The only configuration you will require to do in the load script is to load the source(Dataset1) and compared(Dataset2) datasets into tables Dataset1 and Dataset2 as indicated in below examples. Please take note that you need to add the single column or concatenate the range of columns you need to compare (please note that if you are comparing a range of columns they need to be in the same sequence in both loads.) into column LINK. Below is an example of cross checking only the ID:
Dataset1:
NoConcatenate
//Replace below load statement with your source file
LOAD ID,
Country,
Branch,
EmployeeID,
ProductID,
Revenue,
[No Of Units],
Discount,
//Concatenate columns to cross balance as LINK field(The concatenation order of columns need to be the same for source and compared files.)
ID AS LINK
FROM
[C:\Work\Data Balancing Template\Data Set 1.xlsx]
(ooxml, embedded labels, table is Sheet1);
Dataset2:
NoConcatenate
//Replace below load statement with your file you want to have compared to your source extract.
LOAD ID,
Country,
Branch,
EmployeeID,
ProductID,
Revenue,
[No Of Units],
Discount,
//Concatenate columns to cross balance as LINK field(The concatenation order of columns need to be the same for source and compared files.)
ID AS LINK
FROM
[C:\Work\Data Balancing Template\Data Set 2.xlsx]
(ooxml, embedded labels, table is Sheet1);
Once Reload is completed you will be presented with a single table in the table viewer called Comparison:
In the frontend you will be presented with the following output (please note the comparison table needs to be updated with the column names according to the datasets you are comparing in the comparison Table.):
Selecting the Mismatch value in the Comparison Mismatches filter will return only the records that do not have matching LINK values
To return values in dataset 2 missing in dataset1 select the ‘Dataset1 Value Missing’ in the ‘Dataset1 has value’ filter
To return values in dataset 1 missing in dataset2 select the ‘Dataset2 Value Missing’ in the ‘Dataset1 has value’ filter
The Summary chart displays the following information
No Of Possible LINKS: Indicates total number of possible values in both files combined = 35
Links in Dataset1: Indicates number of links contributed from Dataset 1 = 30
Links in Dataset2: Indicates number of links contributed from Dataset 2 = 34
No Of Comparison Mismatches: Total number of values not matching = 6
Dataset1 values not in Dataset 2 = 1
Dataset2 values not in Dataset 1 = 5
You are also able to compare multiple columns or the whole record of the 2 datasets by concatenating the columns you wish to compare with each other into the LINK column
For this example you can just comment out all of the statements in the Single ID Column Compare tab of the load script and navigate to the Multiple Column Compare tab in the load script and uncomment the script and reload the example:
Dataset1:
NoConcatenate
//Replace below load statement with your source file
LOAD ID,
Country,
Branch,
EmployeeID,
ProductID,
Revenue,
[No Of Units],
Discount,
//Concatenate columns to cross balance as LINK field(The concatenation order of columns need to be the same for source and compared files.)
ID &
Country &
Branch &
EmployeeID &
ProductID &
Revenue &
[No Of Units] &
Discount AS LINK
FROM
[C:\Work\Data Balancing Template\Data Set 1.xlsx]

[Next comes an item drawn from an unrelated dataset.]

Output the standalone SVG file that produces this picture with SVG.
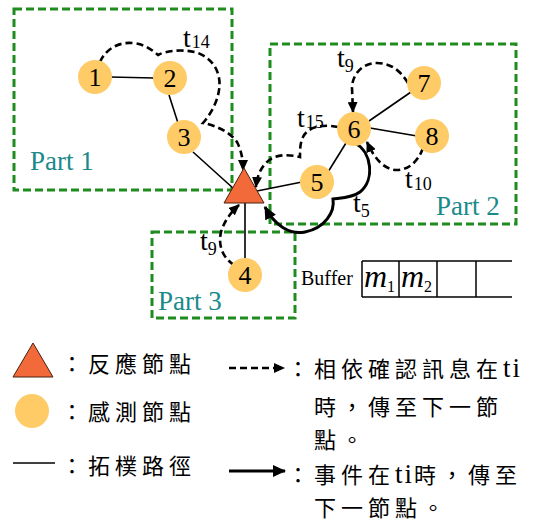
<svg xmlns="http://www.w3.org/2000/svg" width="537" height="522" viewBox="0 0 537 522">
  <style>
    .part { fill: none; stroke: #1f8c1f; stroke-width: 3; stroke-dasharray: 8 4; }
    .plabel { font-family: "Liberation Serif", serif; font-size: 27px; fill: #1a8a8a; }
    .sensor { fill: #fecb67; }
    .num { font-family: "Liberation Serif", serif; font-size: 26px; fill: #000; text-anchor: middle; }
    .topo { stroke: #000; stroke-width: 1.6; fill: none; }
    .ack { stroke: #000; stroke-width: 2.6; fill: none; stroke-dasharray: 7 4; marker-end: url(#headS); }
    .evt { stroke: #000; stroke-width: 3; fill: none; marker-end: url(#headL); }
    .t { font-family: "Liberation Serif", serif; font-size: 28px; fill: #000; }
    .sub { font-size: 18px; }
    .cjk { font-family: "Liberation Serif", "Noto Sans CJK TC", serif; font-size: 22px; fill: #000; }
    .sp { letter-spacing: 5px; }
    .ti { font-size: 27px; letter-spacing: 2px; }
    .buf { stroke: #000; stroke-width: 1.5; fill: none; }
  </style>
  <defs>
    <marker id="headS" markerUnits="userSpaceOnUse" markerWidth="11" markerHeight="10" refX="10" refY="5" orient="auto">
      <path d="M0,0 L11,5 L0,10 z" fill="#000"/>
    </marker>
    <marker id="headL" markerUnits="userSpaceOnUse" markerWidth="13" markerHeight="12" refX="12" refY="6" orient="auto">
      <path d="M0,0 L13,6 L0,12 z" fill="#000"/>
    </marker>
  </defs>

  <!-- partitions -->
  <g id="parts">
    <rect class="part" x="14" y="9" width="218" height="181"/>
    <rect class="part" x="270" y="44" width="246" height="180"/>
    <rect class="part" x="152" y="232" width="143" height="86"/>
    <text class="plabel" x="30" y="170">Part 1</text>
    <text class="plabel" x="436" y="215">Part 2</text>
    <text class="plabel" x="158" y="310">Part 3</text>
  </g>

  <!-- topology links and message paths -->
  <g id="connectors">
    <line class="topo" x1="110" y1="77" x2="154" y2="78"/>
    <line class="topo" x1="169" y1="95" x2="178" y2="123"/>
    <line class="topo" x1="193" y1="152" x2="234" y2="189"/>
    <line class="topo" x1="257" y1="191" x2="302" y2="182"/>
    <line class="topo" x1="328" y1="172" x2="346" y2="143"/>
    <line class="topo" x1="369" y1="121" x2="411" y2="92"/>
    <line class="topo" x1="370" y1="128" x2="417" y2="136"/>
    <line class="topo" x1="245" y1="258" x2="245" y2="203"/>

    <path class="ack" d="M100,62 C106,48 120,42 132,43 C145,44 152,50 158,55 C165,51 180,49 195,52 C212,57 222,72 219,90 C217,105 208,117 203,123 C215,125 230,132 237,142 C241,150 243,158 243,170"/>
    <path class="ack" d="M338,127 C325,124 308,126 303,137 C300,143 300,150 300,157 C288,154 274,154 266,163 C260,169 257,177 256,187"/>
    <path class="ack" d="M408,83 C400,70 390,63 377,63 C362,63 352,75 352,88 L353,112"/>
    <path class="ack" d="M423,148 C418,162 408,170 397,170 C385,170 375,160 367,142"/>
    <path class="ack" d="M234,265 C222,257 218,245 221,232 C224,222 230,213 239,205"/>
    <path class="evt" d="M355,143 C372,152 375,180 360,192 C352,198 340,198 333,199 C335,212 325,228 305,232 C290,235 275,226 265,207"/>
  </g>

  <!-- message time labels -->
  <g id="labels">
    <text class="t" x="183" y="47">t<tspan class="sub" dx="1" dy="1">14</tspan></text>
    <text class="t" x="297" y="127">t<tspan class="sub" dx="1" dy="1">15</tspan></text>
    <text class="t" x="337" y="67">t<tspan class="sub" dy="5">9</tspan></text>
    <text class="t" x="405" y="188">t<tspan class="sub" dx="1" dy="2">10</tspan></text>
    <text class="t" x="353" y="212">t<tspan class="sub" dy="5">5</tspan></text>
    <text class="t" x="200" y="250">t<tspan class="sub" dy="5">9</tspan></text>
  </g>

  <!-- response node -->
  <g id="response">
    <polygon points="244,168 224,203 264,203" fill="#f26a3a" stroke="#4a2010" stroke-width="1"/>
  </g>

  <!-- sensor nodes -->
  <g id="node1"><circle class="sensor" cx="95" cy="77" r="17"/><text class="num" x="95" y="86">1</text></g>
  <g id="node2"><circle class="sensor" cx="170" cy="78" r="17"/><text class="num" x="170" y="87">2</text></g>
  <g id="node3"><circle class="sensor" cx="184" cy="137" r="17"/><text class="num" x="184" y="146">3</text></g>
  <g id="node4"><circle class="sensor" cx="245" cy="275" r="17"/><text class="num" x="245" y="284">4</text></g>
  <g id="node5"><circle class="sensor" cx="317" cy="182" r="17"/><text class="num" x="317" y="191">5</text></g>
  <g id="node6"><circle class="sensor" cx="354" cy="129" r="17"/><text class="num" x="354" y="138">6</text></g>
  <g id="node7"><circle class="sensor" cx="424" cy="83" r="17"/><text class="num" x="424" y="92">7</text></g>
  <g id="node8"><circle class="sensor" cx="432" cy="136" r="17"/><text class="num" x="432" y="145">8</text></g>

  <!-- buffer -->
  <g id="buffer">
    <text x="301" y="285" font-family="Liberation Serif, serif" font-size="20">Buffer</text>
    <line class="buf" x1="362" y1="261" x2="512" y2="261" stroke="#777"/>
    <line class="buf" x1="362" y1="297" x2="512" y2="297"/>
    <line class="buf" x1="362" y1="261" x2="362" y2="297"/>
    <line class="buf" x1="399" y1="261" x2="399" y2="297"/>
    <line class="buf" x1="437" y1="261" x2="437" y2="297"/>
    <line class="buf" x1="476" y1="261" x2="476" y2="297"/>
    <text x="364" y="287" font-family="Liberation Serif, serif" font-size="32" font-style="italic">m<tspan font-size="16" font-style="normal" dy="5">1</tspan></text>
    <text x="401" y="287" font-family="Liberation Serif, serif" font-size="32" font-style="italic">m<tspan font-size="16" font-style="normal" dy="5">2</tspan></text>
  </g>

  <!-- legend -->
  <g id="legend">
    <polygon points="13,377 33,343 53,377" fill="#f26a3a" stroke="#4a2010" stroke-width="1"/>
    <text class="cjk sp" x="61" y="372">：反應節點</text>
    <circle class="sensor" cx="32" cy="411" r="17"/>
    <text class="cjk sp" x="61" y="420">：感測節點</text>
    <line x1="13" y1="463" x2="55" y2="463" stroke="#000" stroke-width="1.5"/>
    <text class="cjk sp" x="61" y="474">：拓樸路徑</text>

    <line x1="229" y1="368" x2="284" y2="368" stroke="#000" stroke-width="2.6" stroke-dasharray="7 4" marker-end="url(#headS)"/>
    <text class="cjk" x="287" y="377"><tspan class="sp">：相依確認訊息在</tspan><tspan class="ti">ti</tspan></text>
    <text class="cjk sp" x="314" y="415">時，傳至下一節</text>
    <text class="cjk sp" x="314" y="448">點。</text>
    <line x1="229" y1="471" x2="285" y2="471" stroke="#000" stroke-width="3" marker-end="url(#headL)"/>
    <text class="cjk" x="287" y="483"><tspan class="sp">：事件在</tspan><tspan class="ti">ti</tspan><tspan class="sp">時，傳至</tspan></text>
    <text class="cjk sp" x="314" y="516">下一節點。</text>
  </g>
</svg>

(ooxml, embedded labels, table is Sheet1);
Dataset2:
NoConcatenate
//Replace below load statement with your file you want to have compared to your source extract.
LOAD ID,
Country,
Branch,
EmployeeID,
ProductID,
Revenue,
[No Of Units],
Discount,
//Concatenate columns to cross balance as LINK field(The concatenation order of columns need to be the same for source and compared files.)
ID &
Country &
Branch &
EmployeeID &
ProductID &
Revenue &
[No Of Units] &
Discount AS LINK
FROM
[C:\Work\Data Balancing Template\Data Set 2.xlsx]

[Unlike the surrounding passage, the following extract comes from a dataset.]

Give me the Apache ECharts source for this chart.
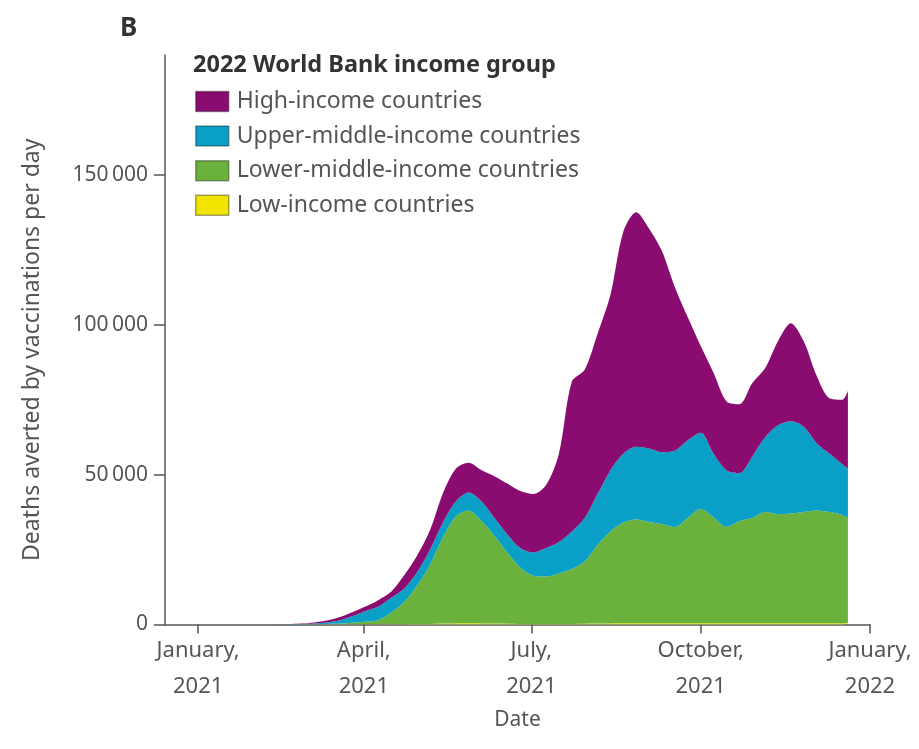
<!DOCTYPE html>
<html><head><meta charset="utf-8">
<script src="https://cdn.jsdelivr.net/npm/echarts@6/dist/echarts.min.js"></script>
<style>html,body{margin:0;padding:0;background:#fff}#c{width:919px;height:749px}</style>
</head><body><div id="c"></div>
<script>
const dates = ['2021-02-12','2021-02-19','2021-02-26','2021-03-05','2021-03-12','2021-03-19','2021-03-26',
  '2021-04-02','2021-04-09','2021-04-16','2021-04-23','2021-04-30','2021-05-07','2021-05-14','2021-05-21','2021-05-28',
  '2021-06-04','2021-06-11','2021-06-18','2021-06-25','2021-07-02','2021-07-09','2021-07-16','2021-07-23','2021-07-30',
  '2021-08-06','2021-08-13','2021-08-20','2021-08-27','2021-09-03','2021-09-10','2021-09-17','2021-09-24',
  '2021-10-01','2021-10-08','2021-10-15','2021-10-22','2021-10-29','2021-11-05','2021-11-12','2021-11-19','2021-11-26',
  '2021-12-03','2021-12-10','2021-12-17','2021-12-20'];
const lowIncome = [0,0,0,0,0,0,0,0,0,50,100,150,200,300,350,400,350,300,250,200,200,200,200,200,250,300,350,400,400,400,400,400,400,450,450,400,400,400,450,450,450,450,450,450,450,450];
const lowerMiddleIncome = [0,0,0,50,150,300,600,900,1500,3950,7400,12850,19800,28700,35650,37600,34150,29200,23750,18800,16100,15800,16800,18300,20750,26200,30650,33600,34600,33800,33100,32100,35100,38050,35350,32100,34100,35100,37050,36350,36550,37050,37550,37050,36050,35050];
const upperMiddleIncome = [0,50,150,300,550,1100,2200,3600,4500,5000,4500,4500,5000,5000,5000,6000,6500,6000,6000,6500,7700,9500,10500,12500,14500,17000,20500,23000,24300,24500,24000,25500,26000,25500,21200,19000,16000,20500,25000,29700,30800,28500,22500,19500,17000,16500];
const highIncome = [20,50,150,350,600,1100,1400,1500,2200,2000,4500,5500,6500,9800,11000,10000,10500,14000,17000,19000,19500,21000,29500,50000,49500,53500,58500,74000,78200,73300,67000,54500,41000,29000,27000,23000,23000,24500,23000,28000,32700,28500,22500,18500,21500,26000];

const seriesNames = ['High-income countries','Upper-middle-income countries','Lower-middle-income countries','Low-income countries'];
const seriesColors = ['#8A0C70','#0A9FC6','#6AB23B','#F0E400'];
const legendTitle = '2022 World Bank income group';
const panelLabel = 'B';
const yTicks = [0, 50000, 100000, 150000];
const yTickLabels = ['0', '50\u2009000', '100\u2009000', '150\u2009000'];
const xTicks = ['2021-01-01','2021-04-01','2021-07-01','2021-10-01','2022-01-01'];
const xTickLabels = ['January,\n2021','April,\n2021','July,\n2021','October,\n2021','January,\n2022'];
const xRange = ['2020-12-14','2022-01-01'];
const yRange = [0, 190000];
const xName = 'Date';
const yName = 'Deaths averted by vaccinations per day';

const FONT = 'Noto Sans';
const TXT = '#555';
const parseT = s => { const p = s.split('-').map(Number); return Date.UTC(p[0], p[1]-1, p[2]); };
const xTickTs = xTicks.map(parseT);
const xMin = parseT(xRange[0]), xMax = parseT(xRange[1]);

function mk(name, vals, color) {
  return {
    name, type: 'line', stack: 'total', smooth: 0.3, symbol: 'none', showSymbol: false,
    xAxisIndex: 0, yAxisIndex: 0,
    data: dates.map((d, i) => [parseT(d), vals[i]]),
    lineStyle: { width: 0 }, itemStyle: { color }, areaStyle: { color, opacity: 1 },
    emphasis: { disabled: true }
  };
}

const chart = echarts.init(document.getElementById('c'), null, { renderer: 'canvas' });
chart.setOption({
  animation: false,
  backgroundColor: '#fff',
  title: [
    { text: panelLabel, left: 120, top: 16, padding: 0, textStyle: { fontFamily: FONT, fontSize: 26, fontWeight: 'bold', color: '#333' } },
    { text: legendTitle, left: 193, top: 53, padding: 0, textStyle: { fontFamily: FONT, fontSize: 23.5, fontWeight: 'bold', color: '#333' } }
  ],
  legend: {
    orient: 'vertical', left: 195, top: 90, padding: 0,
    itemWidth: 33, itemHeight: 20, itemGap: 11.6, icon: 'rect', selectedMode: false,
    data: seriesNames,
    itemStyle: { borderColor: 'rgba(0,0,0,0.35)', borderWidth: 1.5 },
    textStyle: { fontFamily: FONT, fontSize: 23, color: TXT, padding: [0, 0, 0, 3] }
  },
  grid: { left: 165, right: 49, top: 55, bottom: 124.5, containLabel: false },
  xAxis: [
    {
      type: 'time', min: xMin, max: xMax, position: 'bottom',
      axisLine: { show: false }, axisTick: { show: false }, axisLabel: { show: false }, splitLine: { show: false }
    },
    {
      type: 'value', min: xMin, max: xMax, position: 'bottom',
      axisLine: { show: true, onZero: false, lineStyle: { color: TXT, width: 1.5 } },
      axisTick: { show: true, length: 9, customValues: xTickTs, lineStyle: { color: TXT, width: 1.5 } },
      axisLabel: {
        customValues: xTickTs, margin: 8, fontFamily: FONT, fontSize: 22, lineHeight: 36, color: TXT,
        formatter: v => { const i = xTickTs.findIndex(t => Math.abs(t - v) < 43200000); return i >= 0 ? xTickLabels[i] : ''; }
      },
      splitLine: { show: false },
      name: xName, nameLocation: 'middle', nameGap: 81,
      nameTextStyle: { fontFamily: FONT, fontSize: 21, color: TXT }
    }
  ],
  yAxis: {
    type: 'value', min: yRange[0], max: yRange[1], interval: 50000,
    axisLine: { show: true, lineStyle: { color: TXT, width: 1.5 } },
    axisTick: { show: true, length: 11, customValues: yTicks, lineStyle: { color: TXT, width: 1.5 } },
    axisLabel: {
      customValues: yTicks, margin: 17, fontFamily: FONT, fontSize: 21, color: TXT,
      formatter: v => { const i = yTicks.indexOf(v); return i >= 0 ? yTickLabels[i] : ''; }
    },
    splitLine: { show: false },
    name: yName, nameLocation: 'middle', nameGap: 121,
    nameTextStyle: { fontFamily: FONT, fontSize: 23, color: TXT, padding: [0, 20, 0, 0] }
  },
  series: [
    mk(seriesNames[3], lowIncome, seriesColors[3]),
    mk(seriesNames[2], lowerMiddleIncome, seriesColors[2]),
    mk(seriesNames[1], upperMiddleIncome, seriesColors[1]),
    mk(seriesNames[0], highIncome, seriesColors[0])
  ]
});
</script></body></html>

(ooxml, embedded labels, table is Sheet1);
For the Output of the above example please navigate to the Multiple Column Compare Tab
You will see that the comparison results now span over the whole dataset for a column to column comparison.

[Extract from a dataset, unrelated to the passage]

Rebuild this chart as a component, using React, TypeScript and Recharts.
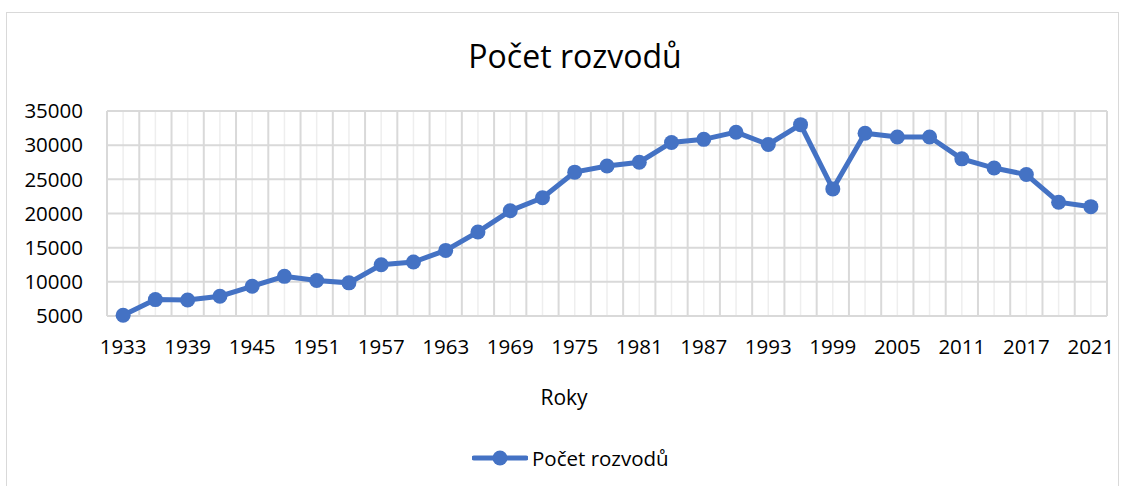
import React from 'react';
import { LineChart, Line, XAxis, YAxis, CartesianGrid } from 'recharts';

// years on the category axis (every other one is labelled)
const years = [
  1933, 1936, 1939, 1942, 1945, 1948, 1951, 1954, 1957, 1960, 1963,
  1966, 1969, 1972, 1975, 1978, 1981, 1984, 1987, 1990, 1993, 1996,
  1999, 2002, 2005, 2008, 2011, 2014, 2017, 2019, 2021,
];

// number of divorces
const divorces = [
  5100, 7400, 7350, 7900, 9350, 10800, 10200, 9850, 12500, 12900, 14600,
  17300, 20400, 22300, 26050, 26950, 27500, 30400, 30850, 31900, 30100, 33000,
  23600, 31750, 31200, 31200, 28000, 26650, 25700, 21650, 21000,
];

const yTicks = [5000, 10000, 15000, 20000, 25000, 30000, 35000];

const seriesName = 'Počet rozvodů';
const blue = '#4472C4';
const font = '"Open Sans", sans-serif';

const W = 1131;
const H = 486;
const margin = { top: 111, right: 24, bottom: 80, left: 0 };
const yAxisWidth = 107;
const plotWidth = W - margin.left - margin.right - yAxisWidth;
const halfCategory = plotWidth / years.length / 2;

const chartData = years.map((year, i) => ({ year: String(year), count: divorces[i] }));

// gridlines on category boundaries (major) and centres (minor), like Excel
const majorLines = ({ offset }: any) =>
  Array.from({ length: years.length + 1 }, (_, k) => offset.left + (k * offset.width) / years.length);
const minorLines = ({ offset }: any) =>
  Array.from({ length: years.length }, (_, k) => offset.left + ((k + 0.5) * offset.width) / years.length);

const App: React.FC = () => {
  return (
    <div style={{ position: 'absolute', left: 0, top: 0, width: W, height: H, background: '#fff', overflow: 'hidden', fontFamily: font }}>
      <div style={{ position: 'absolute', left: 6, top: 12, width: 1111, height: 480, border: '1px solid #d9d9d9' }} />

      <div style={{ position: 'absolute', left: 0, top: 34, width: 1150, textAlign: 'center', fontSize: 32, lineHeight: '44px', color: '#000' }}>
        {seriesName}
      </div>

      <LineChart
        width={W}
        height={H}
        data={chartData}
        margin={margin}
        style={{ position: 'absolute', left: 0, top: 0 }}
      >
        <CartesianGrid horizontal={false} stroke="#eeeeee" strokeWidth={1.5} verticalCoordinatesGenerator={minorLines} />
        <CartesianGrid stroke="#d9d9d9" strokeWidth={2} verticalCoordinatesGenerator={majorLines} />
        <XAxis
          dataKey="year"
          interval={1}
          padding={{ left: halfCategory, right: halfCategory }}
          axisLine={false}
          tickLine={false}
          tickSize={0}
          tickMargin={23}
          height={90}
          tick={{ fill: '#000', fontSize: 20.5, fontFamily: font }}
          label={{ value: 'Roky', position: 'insideBottom', offset: 1, dx: -43, fill: '#000', fontSize: 21, fontFamily: font }}
        />
        <YAxis
          domain={[5000, 35000]}
          ticks={yTicks}
          width={yAxisWidth}
          axisLine={false}
          tickLine={false}
          tickSize={0}
          tickMargin={24}
          tick={{ fill: '#000', fontSize: 20.5, fontFamily: font }}
        />
        <Line
          type="linear"
          dataKey="count"
          name={seriesName}
          stroke={blue}
          strokeWidth={5}
          dot={{ r: 7.5, fill: blue, stroke: blue, strokeWidth: 0 }}
          activeDot={false}
          isAnimationActive={false}
        />
      </LineChart>

      <div style={{ position: 'absolute', left: 472, top: 444, height: 28, display: 'flex', alignItems: 'center', fontSize: 20.5, color: '#000' }}>
        <svg width={56} height={18} style={{ marginRight: 4 }}>
          <line x1={2} y1={9} x2={54} y2={9} stroke={blue} strokeWidth={5} strokeLinecap="round" />
          <circle cx={28} cy={9} r={7.5} fill={blue} />
        </svg>
        <span>{seriesName}</span>
      </div>
    </div>
  );
};

export default App;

Take Note of how the LINK column changed in this example
Simply by selecting the ‘Mismatch’ value from the ‘Comparison Mismatches’ list box you will instantly have a list of all the records that have mismatch in either direction of the comparison between the 2 files in any of the columns. Please note that the Comparison chart needs to be manually updated with all the columns of the datasets you are comparing which I have done for the explanation of the tool. This can be done very simply without colour coding unless you will be comparing the 2 datasets on a regular basis in which case the tool can be reused once setup for the specific datasets. The summaries and filters will automatically populate without any intervention.